De studie includeerd patiënten met metastatisch UTUC (n=8) of UCB (n=59), met FGFR3-veranderingen. De meerderheid van de patiënten (70,1%) had twee of meer eerdere lijnen behandeling gekregen. De patiënten kregen oraal infigratinib 125 mg eenmaal daags op de eerste 21 dagen van vier-weekse cycli, tot ziekteprogressie of niet-acceptabele toxiciteit optrad. Onder de UTUC patiënten waren er vier met respons (één complete respons) voor een ORR van 50%, en vier met stabiele ziekte, waardoor de disease control rate uitkwam op 100%. Onder de UCB-patiënten waren er dertien met partiële respons (ORR 22%) en tweeëntwintig met stabiele ziekte (DCR 59,3%). Celvrij DNA-analyse van bloedmonsters wees uit dat UTUC vergeleken met UCB hogere frequentie had van FGFR3-TACC3 fusies (12,5% versus 6,8%) en van FGFR3 R248C-mutaties (50% versus 11,9%) en een lagere frequentie had van FGFR3 S249C-mutaties (37,5% versus 59,3%).
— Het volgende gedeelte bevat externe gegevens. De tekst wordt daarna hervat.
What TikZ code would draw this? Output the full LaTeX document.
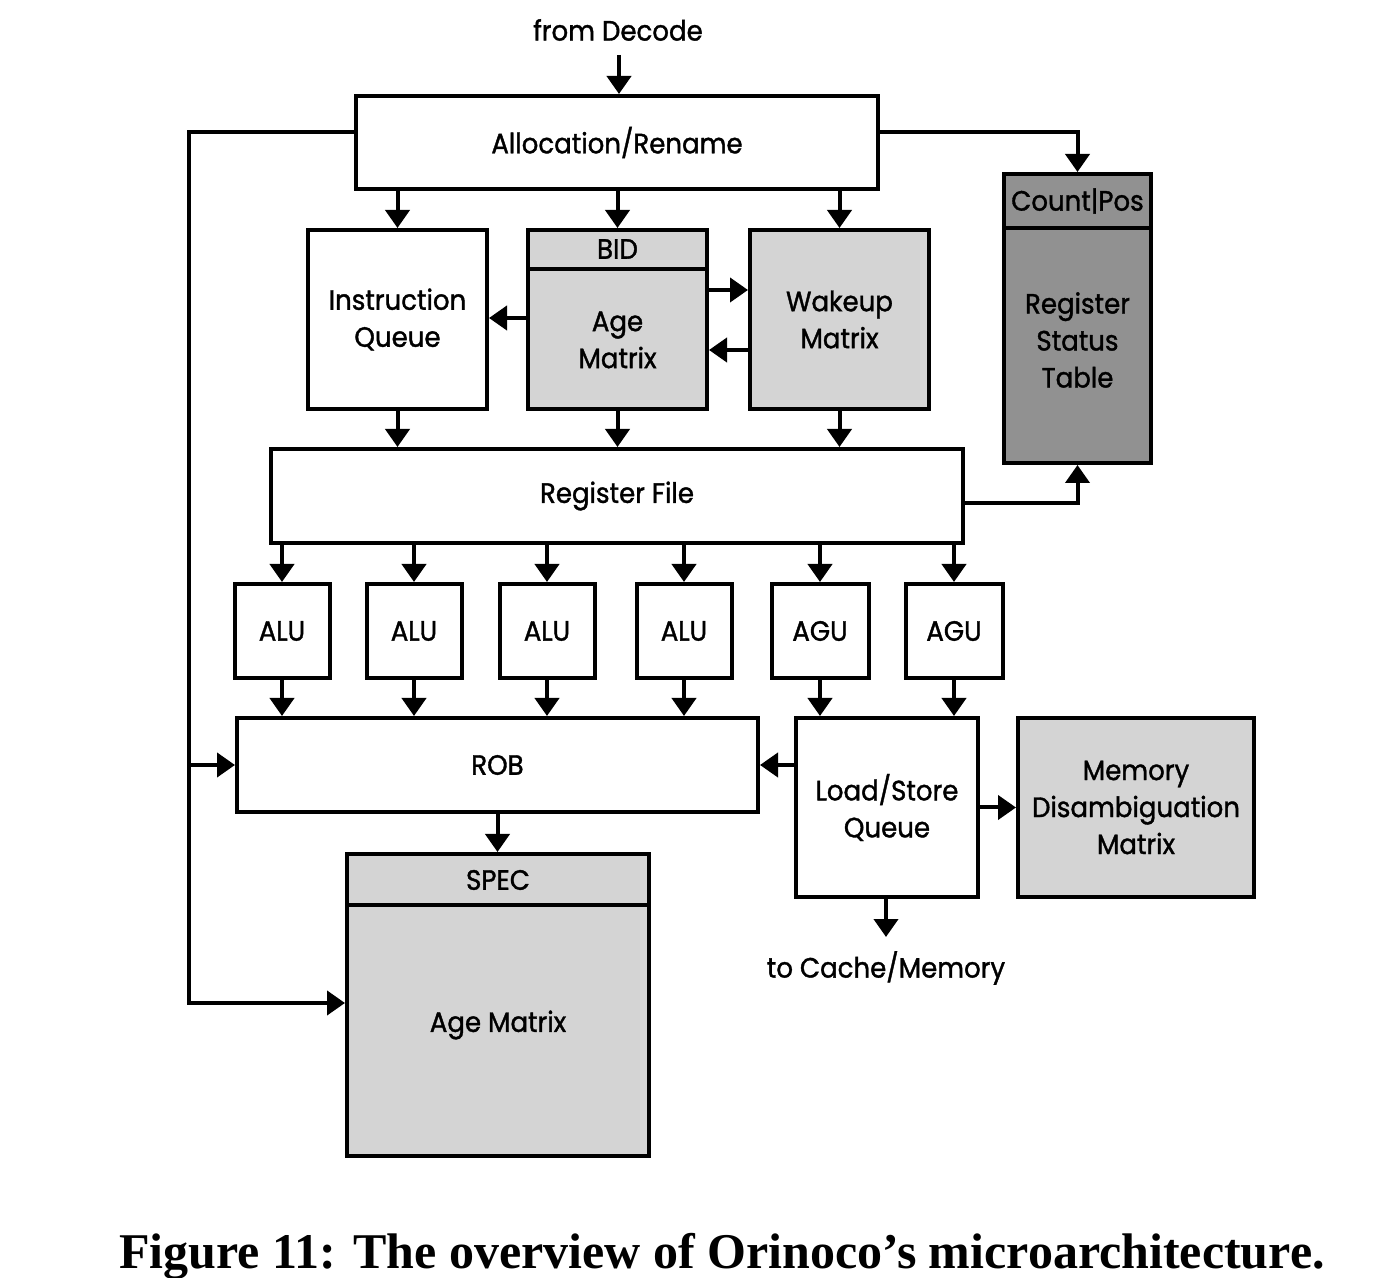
\documentclass[tikz,border=0pt]{standalone}
\usepackage{fontspec}
\setmainfont{Poppins}[FakeStretch=0.93,FakeBold=1.3]
\newfontfamily\capfont{Liberation Serif}
\usetikzlibrary{arrows.meta}
\newcommand\lblfont{\fontsize{14}{18.5}\selectfont}
\definecolor{lightbox}{gray}{0.83}
\definecolor{darkbox}{gray}{0.57}
\begin{document}
\begin{tikzpicture}[x=0.5pt,y=-0.5pt,
  box/.style={draw, line width=2pt, inner sep=0pt, align=center, font=\lblfont},
  txt/.style={inner sep=0pt, align=center, font=\lblfont},
  arr/.style={line width=2pt, -{Triangle[width=12pt,length=9pt]}},
  sep/.style={line width=2pt}]
\useasboundingbox (0,0) rectangle (1394,1278);
% top input
\node[txt] (decode) at (618,30) {from Decode};
\node[box, minimum width=261pt, minimum height=46.5pt] (alloc) at (617,142.5) {Allocation/Rename};
\draw[arr] (619,55) -- (alloc.north -| 619,0);
% middle row
\node[box, minimum width=89.5pt, minimum height=89.5pt] (iq) at (397.5,319.5) {Instruction\\Queue};
\node[box, fill=lightbox, minimum width=89.5pt, minimum height=89.5pt] (agem) at (617.5,319.5) {};
\draw[sep] (agem.west |- 0,269) -- (agem.east |- 0,269);
\node[txt] (bid) at (617.5,249) {BID};
\node[txt] (agemtxt) at (617.5,340) {Age\\Matrix};
\node[box, fill=lightbox, minimum width=89.5pt, minimum height=89.5pt] (wake) at (839.5,319.5) {Wakeup\\Matrix};
\node[box, fill=darkbox, minimum width=73.5pt, minimum height=144.5pt] (rst) at (1077.5,318.5) {};
\draw[sep] (rst.west |- 0,228) -- (rst.east |- 0,228);
\node[txt] (cpos) at (1077.5,201) {Count|Pos};
\node[txt] (rsttxt) at (1077.5,340) {Register\\Status\\Table};
% register file
\node[box, minimum width=346pt, minimum height=47pt] (rf) at (617,496) {Register File};
% units
\foreach \n/\x/\t/\w in {a1/282/ALU/47.5, a2/414/ALU/47.5, a3/547/ALU/47.5, a4/684/ALU/47.5, g1/820/AGU/48.5, g2/954/AGU/48.5}
  \node[box, minimum width=\w pt, minimum height=47pt] (\n) at (\x,631) {\t};
% ROB, LSQ, MDM
\node[box, minimum width=260.5pt, minimum height=47pt] (rob) at (497.5,765) {ROB};
\node[box, minimum width=91pt, minimum height=89.5pt] (lsq) at (887,807.5) {Load/Store\\Queue};
\node[box, fill=lightbox, minimum width=118pt, minimum height=89.5pt] (mdm) at (1136,807.5) {Memory\\Disambiguation\\Matrix};
% SPEC age matrix
\node[box, fill=lightbox, minimum width=151pt, minimum height=151pt] (spec) at (498,1005) {};
\draw[sep] (spec.west |- 0,905) -- (spec.east |- 0,905);
\node[txt] (spectxt) at (498,880) {SPEC};
\node[txt] (specage) at (498,1025) {Age Matrix};
% output
\coordinate (cacheend) at (886,937);
\node[txt] (cache) at (886,968) {to Cache/Memory};
% caption
\node[inner sep=0pt] (caption) at (722,1256) {\capfont\bfseries\fontsize{25}{29}\selectfont Figure 11: The overview of Orinoco’s microarchitecture.};
% arrows alloc -> row
\foreach \b in {iq,agem,wake} \draw[arr] (alloc.south -| \b) -- (\b.north);
\draw[arr] (agem.west |- 0,318) -- (iq.east |- 0,318);
\draw[arr] (agem.east |- 0,290) -- (wake.west |- 0,290);
\draw[arr] (wake.west |- 0,350) -- (agem.east |- 0,350);
\foreach \b in {iq,agem,wake} \draw[arr] (\b.south) -- (rf.north -| \b);
% feedback left
\coordinate (fbtop) at (189,132);
\coordinate (fbrob) at (189,765);
\coordinate (fbspec) at (189,1003);
\draw[arr] (alloc.west |- fbtop) -- (fbtop) -- (fbspec) -- (spec.west |- fbspec);
\draw[arr] (fbrob) -- (rob.west);
% right
\draw[arr] (alloc.east |- 0,132) -| (rst.north);
\draw[arr] (rf.east |- 0,503) -| (rst.south);
% RF -> units -> ROB/LSQ
\foreach \n in {a1,a2,a3,a4,g1,g2} \draw[arr] (rf.south -| \n) -- (\n.north);
\foreach \n in {a1,a2,a3,a4} \draw[arr] (\n.south) -- (rob.north -| \n);
\foreach \n in {g1,g2} \draw[arr] (\n.south) -- (lsq.north -| \n);
\draw[arr] (lsq.west |- rob) -- (rob.east);
\draw[arr] (lsq.east) -- (mdm.west);
\draw[arr] (lsq.south -| cacheend) -- (cacheend);
\draw[arr] (rob.south) -- (spec.north -| rob);
\end{tikzpicture}
\end{document}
De onderzoekers concluderen dat de verschillen in genomische kenmerken tussen UTUC en UCB onderstrepen dat deze ziekten onderscheiden biologie hebben, resulterend in verschillen in werkzaamheid van infigratinib voor metastatisch UTUC versus UCB met FGFR3-veranderingen.
1.Pal SK, Bajorin D, Dizman N et al. Infigratinib in upper tract urothelial carcinoma versus urothelial carcinoma of the bladder and its asociation with comprehensive genomic profiling and/or cell-free DNA results. Cancer 2020; epub ahead of print
Summary: A multicenter study in the USA found differences in the genomic profile between upper tract urothelial carcinomas and urothelial carcinomas of the bladder, resulting in different effectivity of infigratinib (disease control rate 100% in UTUC versus 59.3% in UCB).